Moneybox

A Beer for Self-Hating Canadians

Lots of Canadians responded to the recent Moneybox “Ad Report Card” on the Molson Canadian “Rant” ad. Some simply wanted to make disparaging remarks about American beer. But my attention was also drawn to an angle that I failed to pursue in my analysis, which was how this ad played in terms of Canada’s own battle of beer titans.
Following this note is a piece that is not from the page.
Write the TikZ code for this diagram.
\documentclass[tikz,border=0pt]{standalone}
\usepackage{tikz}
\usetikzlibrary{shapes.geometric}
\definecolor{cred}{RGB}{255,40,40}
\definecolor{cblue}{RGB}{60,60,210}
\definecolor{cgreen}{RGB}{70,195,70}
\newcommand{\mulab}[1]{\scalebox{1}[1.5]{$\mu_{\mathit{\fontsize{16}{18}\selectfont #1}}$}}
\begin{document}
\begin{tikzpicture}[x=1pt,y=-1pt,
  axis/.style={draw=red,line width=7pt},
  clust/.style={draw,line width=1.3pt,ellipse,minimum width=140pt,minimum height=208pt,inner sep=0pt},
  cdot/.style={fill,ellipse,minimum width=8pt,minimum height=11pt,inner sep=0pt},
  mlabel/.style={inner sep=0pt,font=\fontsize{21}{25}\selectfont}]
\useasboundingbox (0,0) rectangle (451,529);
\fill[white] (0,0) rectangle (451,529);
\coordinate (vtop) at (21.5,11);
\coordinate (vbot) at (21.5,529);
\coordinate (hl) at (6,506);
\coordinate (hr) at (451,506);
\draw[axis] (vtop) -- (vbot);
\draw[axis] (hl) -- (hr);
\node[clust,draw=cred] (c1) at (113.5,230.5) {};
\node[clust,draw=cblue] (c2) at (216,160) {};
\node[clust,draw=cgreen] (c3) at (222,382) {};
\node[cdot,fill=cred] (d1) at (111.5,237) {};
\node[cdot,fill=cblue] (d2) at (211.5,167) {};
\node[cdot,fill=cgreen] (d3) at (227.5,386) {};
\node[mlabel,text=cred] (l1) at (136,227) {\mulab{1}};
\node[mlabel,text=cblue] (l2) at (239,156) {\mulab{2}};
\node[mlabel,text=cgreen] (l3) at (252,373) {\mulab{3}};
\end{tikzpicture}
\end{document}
The biggest rival to Molson is Labatt, which was purchased by a Belgium company called Interbrew in 1995, and makes Labatt Blue. (Molson has claimed that the ad significantly boosted its market share, though Labatt has pooh-poohed this.) One Labatt advertisement (which you can view here by way of Adcritic.com; you’ll need the QuickTime plug-in) features a Canadian bear–well, a guy in a bear suit–who hears on the radio that Labatt Blue is available in the United States, and promptly moves to Manhattan. “If I can get the best part of Canada, and live in the States … you tell me, huh?” The tag at the end: “Labatt Blue: Pure Canada.” Not exactly a ringing endorsement of the homeland there, so you can see what Molson’s nationalist streak is playing against. Apparently Molson is going to continue along similar lines with a new ad that reportedly makes the point that Canadians are not especially polite people after all. Which, in light of some of the commentary Canadians sent me regarding American beer, Americans in general, and Moneybox in particular, seems like a fair point.